Она такая забавная. Иногда я оставляю ее на ночь вне клетки, но учу спать на ней, чтобы ее какашки падали на дно клетки, вместо того чтобы пачкать пол в комнате. Я ставлю ее клетку на полку рядом с кроватью, ей там наверняка удобно. Это самое высокое место в комнате. По утрам она спрыгивает на мою голову и поклевывает меня в нос или в уголки рта, пока я не проснусь. В глаза она не клюет никогда.
Со временем я узнаю множество слов из языка канареек и могу велеть ей оставаться на месте или подлететь ко мне, я также научился звуку, который означает еду, а еще — звукам «привет» и «пока». Я начинаю улавливать на слух различия в том, что она говорит.
Вечером мне говорят, что я могу заночевать в комнате, где обычно спят санитары. Все тот же парень-пацифист, который ухаживает за Пташкой, соглашается показать мне мое место. Я снова начинаю его пытать по поводу Пташки. Он рассказывает, что Пташка здесь уже почти три месяца. Говорит, они долго даже не знали, кто он; пришлось наводить справки, не пропал ли кто на острове Уайхики — это место, откуда его привезли. Где-то у побережья Новой Гвинеи, по его словам. И добавляет, что сверх всего прочего у Пташки была малярия.

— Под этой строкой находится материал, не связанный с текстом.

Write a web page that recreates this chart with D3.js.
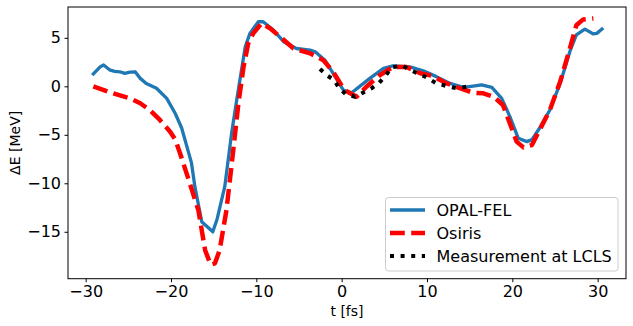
<!DOCTYPE html>
<html lang="en">
<head>
  <meta charset="utf-8">
  <title>Energy modulation</title>
  <script src="https://d3js.org/d3.v7.min.js"></script>
  <style>
    body { margin: 0; background: #fff; }
    text { font-family: "DejaVu Sans", sans-serif; fill: #000; }
  </style>
</head>
<body>
<script type="text/javascript">

// data
var opalTime = [-29.1, -28.3, -27.9, -27.2, -26.6, -26.0, -25.4, -24.8, -24.2, -23.6, -22.9, -21.7, -20.5, -19.5, -18.75,
  -17.6, -17.2, -16.4, -15.1, -14.6, -13.7, -12.9, -12.3, -11.3, -10.75, -9.77, -9.2, -8.0, -6.8, -5.3, -3.7, -3.1,
  -1.96, -1.0, 0.19, 1.17, 3.3, 4.9, 6.0, 8.0, 9.56, 11.1, 12.7, 14.25, 15.4, 16.4, 17.6, 18.75, 19.7, 20.7, 21.7,
  22.3, 23.2, 24.4, 25.6, 26.8, 27.5, 28.5, 29.5, 29.9, 30.5];
var opalDE = [1.27, 2.0, 2.2, 1.7, 1.55, 1.5, 1.34, 1.47, 1.5, 0.82, 0.3, -0.2, -1.24, -2.8, -4.3,
  -7.9, -10.35, -13.96, -15.0, -13.7, -10.35, -4.85, -1.4, 4.08, 5.46, 6.66, 6.66, 5.8, 4.6, 3.9, 3.74, 3.57,
  2.7, 1.34, -0.38, -0.66, 0.82, 1.85, 2.1, 2.0, 1.6, 1.0, 0.3, -0.1, 0.03, 0.15, -0.1, -1.24, -3.1, -5.36, -5.7,
  -5.5, -4.3, -2.44, 0.3, 3.74, 5.3, 5.9, 5.4, 5.46, 5.9];

var osirisTime = [-29.1, -26.8, -24.8, -23.6, -22.5, -21.3, -20.1, -19.5, -18.9, -17.8, -16.8, -16.0, -15.35, -14.85,
  -14.3, -13.5, -12.7, -12.1, -11.5, -10.95, -10.36, -9.4, -8.4, -7.0, -5.67, -3.7, -2.16, -1.0, 0.19, 0.58, 1.75,
  2.9, 4.5, 6.0, 7.6, 9.2, 10.7, 12.3, 13.86, 15.4, 16.6, 17.8, 18.9, 19.7, 20.5, 21.3, 22.3, 23.2, 24.4, 25.6,
  26.8, 27.5, 28.3, 29.5];
var osirisDE = [0.0, -0.72, -1.24, -1.75, -2.44, -3.47, -4.68, -5.5, -7.0, -10.0, -12.75, -16.9, -18.4, -18.25,
  -16.9, -12.75, -6.57, -1.75, 2.0, 4.43, 5.46, 6.5, 5.98, 4.95, 3.92, 3.4, 2.7, 1.5, -0.2, -0.5, -1.07,
  -0.04, 1.16, 2.0, 2.0, 1.34, 1.06, 0.3, -0.2, -0.66, -0.72, -1.07, -1.93, -3.8, -5.7, -6.3, -6.05, -4.5, -2.44, 0.47,
  4.08, 6.3, 6.9, 7.0];

var lclsTime = [-2.54, -1.76, -0.9, -0.28, 0.5, 1.56, 2.73, 3.5, 4.4, 5.2, 5.86, 7.15, 8.0, 9.2, 10.15, 11.1, 12.3, 13.5, 14.65];
var lclsDE = [1.78, 1.16, 0.65, -0.2, -0.82, -1.07, -0.55, -0.2, 0.37, 1.16, 1.96, 2.12, 1.68, 1.24, 0.82, 0.31, 0.03, -0.2, -0.04];

var xTicks = [-30, -20, -10, 0, 10, 20, 30];
var yTicks = [-15, -10, -5, 0, 5];

var seriesNames = ["OPAL-FEL", "Osiris", "Measurement at LCLS"];

var svg_width = 633;
var svg_height = 326;
var margin = {left: 68, right: 7, top: 7, bottom: 47.3};

var svg = d3.select("body")
  .append("svg")
  .attr("width", svg_width)
  .attr("height", svg_height);

var x = d3.scaleLinear()
  .domain([-32.07, 33.32])
  .range([margin.left, svg_width - margin.right]);

var y = d3.scaleLinear()
  .domain([-19.84, 8.18])
  .range([svg_height - margin.bottom, margin.top]);

function zip(a, b) {
  return a.map(function(d, i) { return [d, b[i]]; });
}

var series = [
  {name: seriesNames[0], data: zip(opalTime, opalDE), color: "#1f77b4", width: 3.3, dash: null},
  {name: seriesNames[1], data: zip(osirisTime, osirisDE), color: "#ff0000", width: 4.5, dash: "14.8,6.4"},
  {name: seriesNames[2], data: zip(lclsTime, lclsDE), color: "#000000", width: 4, dash: "4,6.6"}
];

var line = d3.line()
  .x(function(d) { return x(d[0]); })
  .y(function(d) { return y(d[1]); });

// clip to plot area
svg.append("clipPath").attr("id", "plotclip")
  .append("rect")
  .attr("x", margin.left).attr("y", margin.top)
  .attr("width", svg_width - margin.left - margin.right)
  .attr("height", svg_height - margin.top - margin.bottom);

var plot = svg.append("g").attr("clip-path", "url(#plotclip)");

series.forEach(function(s) {
  plot.append("path")
    .datum(s.data)
    .attr("d", line)
    .attr("fill", "none")
    .attr("stroke", s.color)
    .attr("stroke-width", s.width)
    .attr("stroke-dasharray", s.dash)
    .attr("stroke-linejoin", "round")
    .attr("stroke-linecap", s.dash ? "butt" : "square");
});

// axes
var xAxis = d3.axisBottom(x)
  .tickValues(xTicks)
  .tickSize(3.5)
  .tickPadding(3.5)
  .tickFormat(function(d) { return d < 0 ? "\u2212" + Math.abs(d) : d; });

var yAxis = d3.axisLeft(y)
  .tickValues(yTicks)
  .tickSize(3.5)
  .tickPadding(3.5)
  .tickFormat(function(d) { return d < 0 ? "\u2212" + Math.abs(d) : d; });

var gx = svg.append("g")
  .attr("transform", "translate(0," + (svg_height - margin.bottom) + ")")
  .call(xAxis);
var gy = svg.append("g")
  .attr("transform", "translate(" + margin.left + ",0)")
  .call(yAxis);

[gx, gy].forEach(function(g) {
  g.select(".domain").remove();
  g.selectAll(".tick line").attr("stroke", "#000").attr("stroke-width", 1);
  g.selectAll(".tick text")
    .attr("font-family", "DejaVu Sans, sans-serif")
    .attr("font-size", "16px")
    .attr("fill", "#000");
});

// frame
svg.append("rect")
  .attr("x", margin.left)
  .attr("y", margin.top)
  .attr("width", svg_width - margin.left - margin.right)
  .attr("height", svg_height - margin.top - margin.bottom)
  .attr("fill", "none")
  .attr("stroke", "#000")
  .attr("stroke-width", 1);

// axis labels
svg.append("text")
  .attr("x", (margin.left + svg_width - margin.right) / 2)
  .attr("y", 316)
  .attr("text-anchor", "middle")
  .attr("font-size", "14px")
  .text("t [fs]");

svg.append("text")
  .attr("transform", "translate(20," + ((margin.top + svg_height - margin.bottom) / 2) + ") rotate(-90)")
  .attr("text-anchor", "middle")
  .attr("font-size", "14px")
  .text("\u0394E [MeV]");

// legend
var legend = svg.append("g");
legend.append("rect")
  .attr("x", 385.5)
  .attr("y", 197.5)
  .attr("width", 232.5)
  .attr("height", 73.5)
  .attr("rx", 3)
  .attr("fill", "#fff")
  .attr("fill-opacity", 0.8)
  .attr("stroke", "#cccccc")
  .attr("stroke-width", 1);

series.forEach(function(s, i) {
  var ly = 210 + i * 23;
  legend.append("line")
    .attr("x1", 390).attr("x2", 425)
    .attr("y1", ly).attr("y2", ly)
    .attr("stroke", s.color)
    .attr("stroke-width", s.width)
    .attr("stroke-dasharray", s.dash);
  legend.append("text")
    .attr("x", 436.5)
    .attr("y", ly + 6)
    .attr("font-size", "16px")
    .text(s.name);
});

</script>
</body>
</html>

Той ночью мне опять снится один из тех снов, после которых я просыпаюсь с громким криком. В Диксе, на отделении пластической хирургии, со мной такое тоже бывало. Тамошнее заведение куда больше похоже на дурдом, чем здешнее. Каждому неймется меня вылечить. Пацифист подходит ко мне, но я говорю, что со мной все о'кей. Я опять жутко вспотел, постель мокрая, хоть выжимай. Перебираюсь на соседнюю пустую койку. Интересно, разболтает пацифист или нет. Господи, неужели они и меня сюда упекут?

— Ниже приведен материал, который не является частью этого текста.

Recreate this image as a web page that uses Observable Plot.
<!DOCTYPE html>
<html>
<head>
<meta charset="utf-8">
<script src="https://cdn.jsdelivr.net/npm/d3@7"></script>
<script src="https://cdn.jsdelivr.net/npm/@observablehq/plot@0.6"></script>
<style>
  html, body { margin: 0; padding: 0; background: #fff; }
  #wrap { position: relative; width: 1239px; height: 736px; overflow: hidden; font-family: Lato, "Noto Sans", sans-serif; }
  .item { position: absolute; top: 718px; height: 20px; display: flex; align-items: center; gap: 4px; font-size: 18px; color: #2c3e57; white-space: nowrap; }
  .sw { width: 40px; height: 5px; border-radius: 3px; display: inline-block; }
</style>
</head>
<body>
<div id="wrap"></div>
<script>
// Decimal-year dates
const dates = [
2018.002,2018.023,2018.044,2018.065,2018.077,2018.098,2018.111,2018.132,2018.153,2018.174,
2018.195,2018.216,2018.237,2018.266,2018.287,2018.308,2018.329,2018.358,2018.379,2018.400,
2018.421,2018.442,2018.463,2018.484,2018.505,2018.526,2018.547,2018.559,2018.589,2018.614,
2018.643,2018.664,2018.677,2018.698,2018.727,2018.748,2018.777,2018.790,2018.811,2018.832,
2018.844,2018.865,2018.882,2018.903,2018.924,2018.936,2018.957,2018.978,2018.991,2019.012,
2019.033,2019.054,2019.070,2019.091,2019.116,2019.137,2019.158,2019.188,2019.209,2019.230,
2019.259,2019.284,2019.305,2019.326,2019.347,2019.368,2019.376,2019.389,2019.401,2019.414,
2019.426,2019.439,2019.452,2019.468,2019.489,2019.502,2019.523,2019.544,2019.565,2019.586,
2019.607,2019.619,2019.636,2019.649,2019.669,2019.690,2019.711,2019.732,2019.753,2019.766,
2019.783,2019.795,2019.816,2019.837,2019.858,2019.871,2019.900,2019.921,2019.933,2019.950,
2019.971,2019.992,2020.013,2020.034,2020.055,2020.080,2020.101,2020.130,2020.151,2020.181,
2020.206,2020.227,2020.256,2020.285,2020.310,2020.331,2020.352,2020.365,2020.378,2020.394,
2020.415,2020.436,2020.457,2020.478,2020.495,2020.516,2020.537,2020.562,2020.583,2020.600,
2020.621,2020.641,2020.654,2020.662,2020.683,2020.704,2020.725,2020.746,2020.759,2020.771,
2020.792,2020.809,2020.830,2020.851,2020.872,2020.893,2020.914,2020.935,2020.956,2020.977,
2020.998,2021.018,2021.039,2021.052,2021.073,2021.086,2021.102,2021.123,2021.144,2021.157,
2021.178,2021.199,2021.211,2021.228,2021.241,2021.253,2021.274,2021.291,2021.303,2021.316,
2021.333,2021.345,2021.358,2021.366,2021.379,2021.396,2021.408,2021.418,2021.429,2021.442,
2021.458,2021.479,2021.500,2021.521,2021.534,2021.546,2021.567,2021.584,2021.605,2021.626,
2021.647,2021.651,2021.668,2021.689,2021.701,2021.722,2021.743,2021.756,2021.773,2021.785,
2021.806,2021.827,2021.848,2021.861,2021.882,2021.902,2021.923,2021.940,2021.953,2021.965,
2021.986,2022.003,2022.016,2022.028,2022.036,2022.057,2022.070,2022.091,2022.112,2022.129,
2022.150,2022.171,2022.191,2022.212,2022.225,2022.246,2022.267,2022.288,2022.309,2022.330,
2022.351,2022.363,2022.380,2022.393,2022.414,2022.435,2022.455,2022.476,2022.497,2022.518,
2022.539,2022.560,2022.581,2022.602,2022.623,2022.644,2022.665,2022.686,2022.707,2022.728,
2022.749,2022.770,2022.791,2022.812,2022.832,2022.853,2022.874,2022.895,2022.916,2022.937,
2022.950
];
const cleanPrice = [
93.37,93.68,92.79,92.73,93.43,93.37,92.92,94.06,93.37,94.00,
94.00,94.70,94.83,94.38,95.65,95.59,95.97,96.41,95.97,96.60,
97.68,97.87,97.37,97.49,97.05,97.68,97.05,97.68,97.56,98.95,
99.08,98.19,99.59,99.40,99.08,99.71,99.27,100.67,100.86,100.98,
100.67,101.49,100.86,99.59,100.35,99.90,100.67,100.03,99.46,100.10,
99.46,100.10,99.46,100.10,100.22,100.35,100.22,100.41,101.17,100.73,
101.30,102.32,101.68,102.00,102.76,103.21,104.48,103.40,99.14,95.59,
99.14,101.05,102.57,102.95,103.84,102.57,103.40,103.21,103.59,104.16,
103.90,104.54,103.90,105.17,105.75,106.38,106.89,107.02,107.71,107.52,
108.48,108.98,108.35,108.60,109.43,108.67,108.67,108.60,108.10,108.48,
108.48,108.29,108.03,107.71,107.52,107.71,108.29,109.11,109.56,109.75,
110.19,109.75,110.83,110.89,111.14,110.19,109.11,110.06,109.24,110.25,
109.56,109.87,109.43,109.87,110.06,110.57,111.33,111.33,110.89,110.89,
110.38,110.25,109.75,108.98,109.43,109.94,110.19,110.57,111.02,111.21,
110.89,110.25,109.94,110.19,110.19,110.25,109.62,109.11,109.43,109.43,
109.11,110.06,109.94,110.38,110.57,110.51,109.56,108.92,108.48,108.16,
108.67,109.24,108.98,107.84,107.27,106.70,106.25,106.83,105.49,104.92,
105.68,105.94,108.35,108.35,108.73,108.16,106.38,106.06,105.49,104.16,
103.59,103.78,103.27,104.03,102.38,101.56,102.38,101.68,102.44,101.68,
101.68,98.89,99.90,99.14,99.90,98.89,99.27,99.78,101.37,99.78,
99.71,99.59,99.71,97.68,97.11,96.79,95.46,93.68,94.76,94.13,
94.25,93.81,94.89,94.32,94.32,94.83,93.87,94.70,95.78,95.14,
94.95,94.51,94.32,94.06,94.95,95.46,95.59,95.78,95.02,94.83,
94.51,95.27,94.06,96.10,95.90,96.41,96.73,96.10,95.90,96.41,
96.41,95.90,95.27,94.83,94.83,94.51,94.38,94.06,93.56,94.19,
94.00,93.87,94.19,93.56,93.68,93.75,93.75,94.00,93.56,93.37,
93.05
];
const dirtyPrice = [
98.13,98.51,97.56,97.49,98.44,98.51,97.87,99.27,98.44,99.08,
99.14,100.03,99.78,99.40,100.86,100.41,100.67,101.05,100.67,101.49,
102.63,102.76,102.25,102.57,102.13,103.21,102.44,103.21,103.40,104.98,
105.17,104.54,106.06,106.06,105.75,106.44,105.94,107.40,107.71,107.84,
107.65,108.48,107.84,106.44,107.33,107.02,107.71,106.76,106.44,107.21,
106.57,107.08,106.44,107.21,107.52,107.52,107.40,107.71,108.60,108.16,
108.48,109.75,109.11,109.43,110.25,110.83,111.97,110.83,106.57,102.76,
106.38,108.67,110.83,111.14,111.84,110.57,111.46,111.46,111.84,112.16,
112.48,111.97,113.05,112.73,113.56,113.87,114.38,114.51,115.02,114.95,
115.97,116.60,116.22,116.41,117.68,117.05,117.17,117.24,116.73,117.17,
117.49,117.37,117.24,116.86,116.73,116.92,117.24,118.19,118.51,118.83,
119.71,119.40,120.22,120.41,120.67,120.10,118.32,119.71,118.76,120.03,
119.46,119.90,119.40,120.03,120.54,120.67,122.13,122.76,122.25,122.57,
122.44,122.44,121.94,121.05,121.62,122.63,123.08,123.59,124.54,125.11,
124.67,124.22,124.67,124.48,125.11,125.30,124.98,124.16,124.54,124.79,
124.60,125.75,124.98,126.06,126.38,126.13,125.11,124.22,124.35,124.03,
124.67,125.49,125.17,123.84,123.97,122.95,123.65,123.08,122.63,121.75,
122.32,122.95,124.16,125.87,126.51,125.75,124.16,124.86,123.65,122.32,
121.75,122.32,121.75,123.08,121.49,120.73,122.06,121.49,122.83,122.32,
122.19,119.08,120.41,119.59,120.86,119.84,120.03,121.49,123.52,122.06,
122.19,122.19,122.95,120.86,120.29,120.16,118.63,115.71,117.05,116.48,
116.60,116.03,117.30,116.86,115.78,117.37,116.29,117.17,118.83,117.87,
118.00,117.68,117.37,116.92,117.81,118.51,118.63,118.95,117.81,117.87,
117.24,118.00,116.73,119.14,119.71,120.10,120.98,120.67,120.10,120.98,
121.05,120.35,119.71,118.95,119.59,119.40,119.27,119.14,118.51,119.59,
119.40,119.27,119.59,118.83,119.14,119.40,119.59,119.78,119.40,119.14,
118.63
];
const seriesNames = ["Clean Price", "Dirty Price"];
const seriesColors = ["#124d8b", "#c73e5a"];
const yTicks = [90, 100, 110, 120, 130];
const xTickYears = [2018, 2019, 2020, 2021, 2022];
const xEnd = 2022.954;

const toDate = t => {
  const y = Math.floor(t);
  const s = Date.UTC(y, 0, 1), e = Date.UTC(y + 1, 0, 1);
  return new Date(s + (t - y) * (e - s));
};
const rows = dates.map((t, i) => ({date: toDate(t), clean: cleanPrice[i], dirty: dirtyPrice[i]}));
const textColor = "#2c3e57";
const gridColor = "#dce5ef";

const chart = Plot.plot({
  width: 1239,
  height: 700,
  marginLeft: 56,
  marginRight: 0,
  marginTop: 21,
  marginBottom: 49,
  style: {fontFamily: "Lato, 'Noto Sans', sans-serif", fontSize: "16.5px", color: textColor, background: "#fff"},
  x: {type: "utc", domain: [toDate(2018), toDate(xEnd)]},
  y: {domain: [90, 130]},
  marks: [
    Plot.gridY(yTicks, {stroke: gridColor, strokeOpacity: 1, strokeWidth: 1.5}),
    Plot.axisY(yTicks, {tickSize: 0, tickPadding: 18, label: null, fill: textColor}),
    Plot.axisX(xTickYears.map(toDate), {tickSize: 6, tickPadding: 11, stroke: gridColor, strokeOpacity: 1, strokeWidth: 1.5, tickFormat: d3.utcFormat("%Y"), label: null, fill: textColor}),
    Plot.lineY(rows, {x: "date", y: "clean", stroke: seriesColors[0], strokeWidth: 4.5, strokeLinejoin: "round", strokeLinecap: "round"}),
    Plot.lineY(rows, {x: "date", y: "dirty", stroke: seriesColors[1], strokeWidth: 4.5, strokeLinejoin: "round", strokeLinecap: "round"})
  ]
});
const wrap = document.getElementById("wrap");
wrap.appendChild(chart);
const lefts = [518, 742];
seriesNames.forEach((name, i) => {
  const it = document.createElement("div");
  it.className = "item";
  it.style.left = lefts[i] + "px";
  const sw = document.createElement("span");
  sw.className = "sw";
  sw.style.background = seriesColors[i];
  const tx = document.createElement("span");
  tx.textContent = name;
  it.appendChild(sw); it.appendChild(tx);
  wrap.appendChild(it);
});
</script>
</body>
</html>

Следующим утром я отправляюсь на встречу с Вайсом. Тот еще не пришел, но в его кабинете за пишущей машинкой сидит толстяк; машинка у него марки «Ундервуд», большая и старая. Он уверяет, что ему просто нужна кое-какая информация для доктора. Я пытаюсь ему втолковать, что не принадлежу к числу здешних дуриков, но он достает голубой бланк и вставляет его в машинку. После чего сидит и смотрит на меня с улыбкой. Ясное дело, держит меня за дурачка.

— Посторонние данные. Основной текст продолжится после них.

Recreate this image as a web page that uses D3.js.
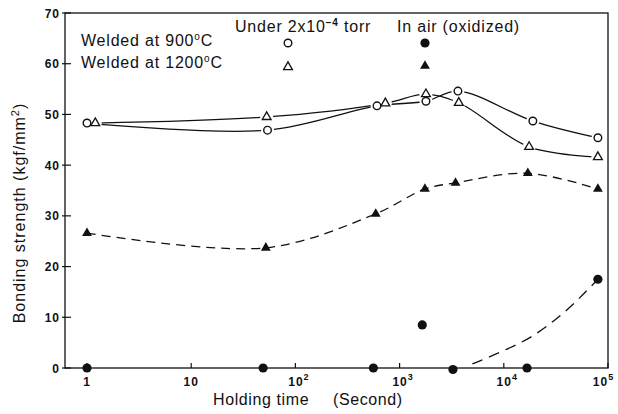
<!DOCTYPE html>
<html>
<head>
<meta charset="utf-8">
<script src="https://cdn.jsdelivr.net/npm/d3@7"></script>
<style>
  body { margin: 0; background: #fff; }
  text { font-family: "Liberation Sans", Arial, sans-serif; fill: #111; }
</style>
</head>
<body>
<div id="chart"></div>
<script>
// holding time (s) vs bonding strength (kgf/mm2)
const vac900  = [[1, 48.3], [54, 46.9], [607, 51.7], [1790, 52.6], [3630, 54.6], [19000, 48.7], [80000, 45.4]];
const vac1200 = [[1.2, 48.3], [53, 49.5], [730, 52.2], [1790, 54.0], [3700, 52.3], [17500, 43.6], [80000, 41.6]];
const air1200 = [[1, 26.6], [52, 23.7], [590, 30.4], [1750, 35.3], [3440, 36.5], [17000, 38.4], [80000, 35.3]];
const air900  = [[1, 0], [49, 0], [560, 0], [1650, 8.5], [3250, -0.3], [16700, 0], [80000, 17.5]];
const air900Fit = [[5000, 0.8], [17800, 6], [40000, 11.4], [80000, 17.5]];

const xTickVals = [1, 10, 100, 1e3, 1e4, 1e5];
const xTickBase = ["1", "10", "10", "10", "10", "10"];
const xTickExp  = ["", "", "2", "3", "4", "5"];
const yTickVals = [0, 10, 20, 30, 40, 50, 60, 70];

const W = 618, H = 414;
const frame = {left: 65, right: 608, top: 13, bottom: 368};

const svg = d3.select("#chart").append("svg")
  .attr("width", W).attr("height", H);

const x = d3.scaleLog().domain([1, 1e5]).range([87, 608]);
const y = d3.scaleLinear().domain([0, 70]).range([368, 13]);

// frame
svg.append("rect")
  .attr("x", frame.left).attr("y", frame.top)
  .attr("width", frame.right - frame.left).attr("height", frame.bottom - frame.top)
  .attr("fill", "none").attr("stroke", "#111").attr("stroke-width", 1.3);

// y ticks + labels
svg.append("g").selectAll("line").data(yTickVals).join("line")
  .attr("x1", frame.left - 3).attr("x2", frame.left + 6)
  .attr("y1", d => y(d)).attr("y2", d => y(d))
  .attr("stroke", "#111").attr("stroke-width", 1.2);
svg.append("g").selectAll("text").data(yTickVals).join("text")
  .attr("x", 60).attr("y", d => y(d)).attr("dy", 4.5)
  .attr("text-anchor", "end")
  .style("font-size", "12px").style("font-weight", "bold").style("letter-spacing", "1px")
  .text(d => d);

// x ticks + labels ("10" part centred on the tick)
svg.append("g").selectAll("line").data(xTickVals).join("line")
  .attr("x1", d => x(d)).attr("x2", d => x(d))
  .attr("y1", frame.bottom).attr("y2", frame.bottom - 5)
  .attr("stroke", "#111").attr("stroke-width", 1.2);
const xl = svg.append("g").selectAll("text").data(xTickVals).join("text")
  .attr("x", (d, i) => Math.min(x(d), 600) + (xTickExp[i] ? 3.5 : 0)).attr("y", 386)
  .attr("text-anchor", "middle")
  .style("font-size", "12px").style("font-weight", "bold").style("letter-spacing", "1px");
xl.append("tspan").text((d, i) => xTickBase[i]);
xl.append("tspan").attr("dy", -6).style("font-size", "9px").text((d, i) => xTickExp[i]);

// axis titles
svg.append("text").attr("x", 213).attr("y", 405)
  .style("font-size", "16px").style("letter-spacing", "0.6px").text("Holding time");
svg.append("text").attr("x", 333).attr("y", 405)
  .style("font-size", "16px").style("letter-spacing", "0.6px").text("(Second)");
const yt = svg.append("text")
  .attr("transform", "translate(25,213) rotate(-90)")
  .attr("text-anchor", "middle")
  .style("font-size", "16px").style("letter-spacing", "1px");
yt.append("tspan").text("Bonding strength (kgf/mm");
yt.append("tspan").attr("dy", -6).style("font-size", "11px").text("2");
yt.append("tspan").attr("dy", 6).text(")");

// lines
const line = d3.line().x(d => x(d[0])).y(d => y(d[1])).curve(d3.curveCatmullRom.alpha(0.5));
svg.append("path").datum(vac900).attr("d", line)
  .attr("fill", "none").attr("stroke", "#111").attr("stroke-width", 1.3);
svg.append("path").datum(vac1200).attr("d", line)
  .attr("fill", "none").attr("stroke", "#111").attr("stroke-width", 1.3);
svg.append("path").datum(air1200).attr("d", line)
  .attr("fill", "none").attr("stroke", "#111").attr("stroke-width", 1.3)
  .attr("stroke-dasharray", "9,6");
svg.append("path").datum(air900Fit).attr("d", line)
  .attr("fill", "none").attr("stroke", "#111").attr("stroke-width", 1.3)
  .attr("stroke-dasharray", "11,7");

// markers
const triOpen = d3.symbol(d3.symbolTriangle, 34);
const triFill = d3.symbol(d3.symbolTriangle, 42);

// white gap round the open markers, as in the drawing
function halo(data) {
  svg.append("g").selectAll("circle").data(data).join("circle")
    .attr("cx", d => x(d[0])).attr("cy", d => y(d[1])).attr("r", 6.5)
    .attr("fill", "#fff");
}
halo(vac900); halo(vac1200);

svg.append("g").selectAll("circle").data(vac900).join("circle")
  .attr("cx", d => x(d[0])).attr("cy", d => y(d[1])).attr("r", 3.8)
  .attr("fill", "#fff").attr("stroke", "#111").attr("stroke-width", 1.4);
svg.append("g").selectAll("path").data(vac1200).join("path")
  .attr("transform", d => `translate(${x(d[0])},${y(d[1])})`)
  .attr("d", triOpen).attr("fill", "#fff").attr("stroke", "#111").attr("stroke-width", 1.3);
svg.append("g").selectAll("path").data(air1200).join("path")
  .attr("transform", d => `translate(${x(d[0])},${y(d[1])})`)
  .attr("d", triFill).attr("fill", "#111");
svg.append("g").selectAll("circle").data(air900).join("circle")
  .attr("cx", d => x(d[0])).attr("cy", d => y(d[1])).attr("r", 4.6)
  .attr("fill", "#111");

// legend
const lg = svg.append("g").style("font-size", "16px").style("letter-spacing", "0.8px");
function degText(tx, ty, label) {
  const t = lg.append("text").attr("x", tx).attr("y", ty);
  t.append("tspan").text(label);
  t.append("tspan").attr("dy", -6).style("font-size", "10px").text("o");
  t.append("tspan").attr("dy", 6).text("C");
}
degText(81, 46, "Welded at 900");
degText(81, 68, "Welded at 1200");
const ut = lg.append("text").attr("x", 235).attr("y", 32);
ut.append("tspan").text("Under 2x10");
ut.append("tspan").attr("dy", -6).style("font-size", "10px").style("font-weight", "bold").text("\u22124");
ut.append("tspan").attr("dy", 6).text(" torr");
lg.append("text").attr("x", 397).attr("y", 32).text("In air (oxidized)");

lg.append("circle").attr("cx", 288).attr("cy", 43).attr("r", 3.8)
  .attr("fill", "#fff").attr("stroke", "#111").attr("stroke-width", 1.4);
lg.append("path").attr("transform", "translate(288,67)").attr("d", triOpen)
  .attr("fill", "#fff").attr("stroke", "#111").attr("stroke-width", 1.3);
lg.append("circle").attr("cx", 425).attr("cy", 43).attr("r", 4.6).attr("fill", "#111");
lg.append("path").attr("transform", "translate(425,66)").attr("d", triFill).attr("fill", "#111");
</script>
</body>
</html>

Он задает потрясающие вопросы типа: «Сколько людей в вашей семье покончили с собой?» или «Получаете ли вы удовольствие, когда ходите по-большому?». Вопросики просто жуть! Но это еще не самое поразительное. Для начала он спрашивает мое имя. Впечатывает его четырьмя пальцами, то и дело спотыкаясь, потом смотрит на него и — плюет! Плюет прямо на мое имя, написанное на бумаге! Господи Иисусе! Я просто теряюсь в догадках: может, что-то прилипло к его губе? Стараюсь не обращать внимания. Затем он спрашивает у меня служебный номер и из какой я части. Печатает, таращит глаза на им же написанное и плюет снова! Может, это пациент, который сюда пробрался в отсутствие доктора? А может, ничего такого и не произошло и я рехнулся сам? Пробую получше разглядеть толстяка так, чтобы он этого не заметил. В ответ он ухмыляется мне, на его жирной губе блестит слюна. Может, это какой-то новый психологический тест, тест на плевок? Кто знает.
Он начинает задавать другие вопросы. И каждый раз — то же самое. Не то чтоб реально свихнулся, а так, поплевывает себе под нос помаленьку. Должно быть, вся его пишущая машинка внутри давно заржавела. Он задает следующий вопрос, печатает мой ответ, смотрит на него и плюется, будто прыскает из клизмочки. Я поглядываю на дверь, прикидываю расстояние до нее и до толстяка. Голубой бланк, на котором он печатает, постепенно становится синим. Он уже почти закончил, когда в свой кабинет проходит главный врач. Тот одаривает меня психиатрической улыбкой — видимо, решил этим утром не играть в военного.